Что-то подобное явно происходило и с Дарджером, и все же не стоит забывать и о его бедности — и в смысле нужды быть бережливым, и в отношении физически тесного обиталища. Вопреки грязи, вопреки пристальным взглядам девочек Вивиан на портретах с выцарапанными зрачками, комната в целом не казалась жилищем безумца. Комната бедняка, творческого и изобретательного, такого, кому приходится полагаться только на себя, кто знает, что никто другой ничего не даст, и потому все нужно собирать самому — среди отбросов, очистков города.
Карандаши он изводил до коротеньких огрызков и придумывал, как их надставить при помощи шприцев, — и так пускал в дело все до последнего дюйма. В старые коробки из-под шоколада он складывал бытовые резинки, а полопавшиеся чинил клейкой лентой, не выбрасывал. Краски делал, разводя темперу в крышечках, а крышечки хранил кучами, неиспользованные, — возможно, как символ благополучия, жест обладания и изобилия. Все краски снабжены рукописными этикетками, иногда традиционно — «крапп», «восточный лазоревый», «мов», «кадмий красный средний», а иногда более лично или игриво: «пурпурный грозовых облаков» или «семь не райских темно-зеленых цветов».

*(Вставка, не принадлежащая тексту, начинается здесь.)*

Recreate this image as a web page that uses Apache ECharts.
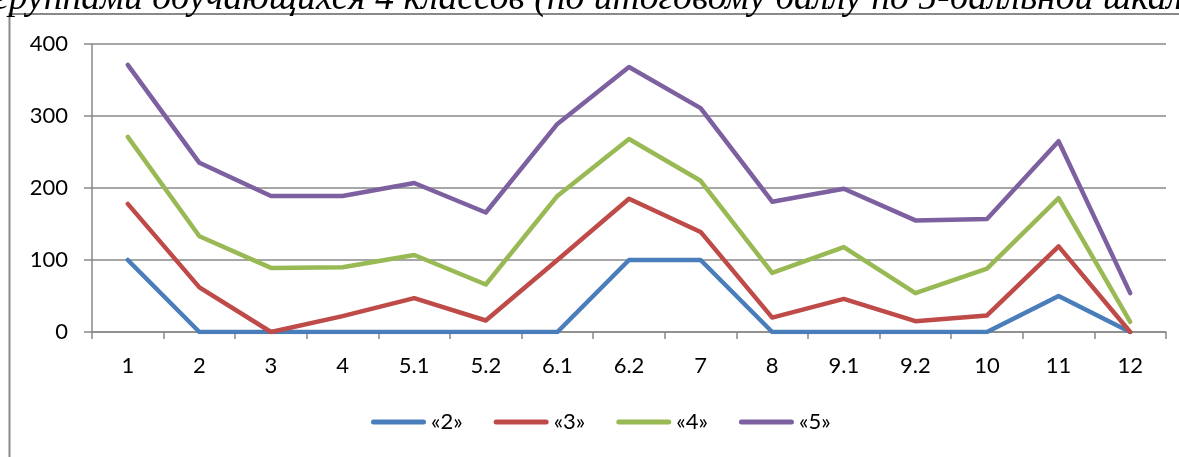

Вопрос свободного места тоже стоял остро. Те же рассуждения о патологии, что касаются Дарджера, распространяются и на чикагского фотографа и няню Вивиан Майер[106]. Как и Дарджер, она работала обособленно и никогда свои фотографии никому не показывала, а иногда и пленки даже не проявляла. На восьмом десятке она вынуждена была лечь в больницу и больше не могла держать шкафчик с замком, где хранила все свои пожитки. Как это обычно бывает в таких случаях, содержимое продали с молотка, и оказалось оно в руках по крайней мере у двух коллекционеров, знавших толк в архивах уличной фотографии такого качества и масштаба. Постепенно проявили, напечатали, выставили и продали пятнадцать тысяч ее снимков, цены на которые, как и в случае работ Дарджера, неуклоннно ползли вверх, — тошнотворное зрелище, если вспомнить, сколь бедны были сами художники. О Майер сняли два документальных фильма, в которых собрали ее жизнь по кусочкам, интервьюируя семьи, в которых она работала.
Все эти люди говорят о ее накопительстве, о том, какой барахольщицей она была всю жизнь. Пока я смотрела эти фильмы, никак не могла избавиться от мысли, что их реплики по крайней мере отчасти связаны с деньгами и общественным положением; я думала о том, у кого есть право владеть вещами и что происходит, когда у людей оказывается больше пожитков, чем позволяют обстоятельства и положение. Не знаю, как вы, но, если б мне предложили запихнуть все, чем я располагаю, в одну комнату в чужом доме, я бы тоже выглядела со стороны как барахольщица. Хотя ни предельная бедность, ни богатство не делают человека неуязвимым перед жаждой обладания, не худо бы задуматься, не любое ли проявленное поведение смотрится чудным или чокнутым, если перейденная грань — классовая, а вовсе не здравого смысла.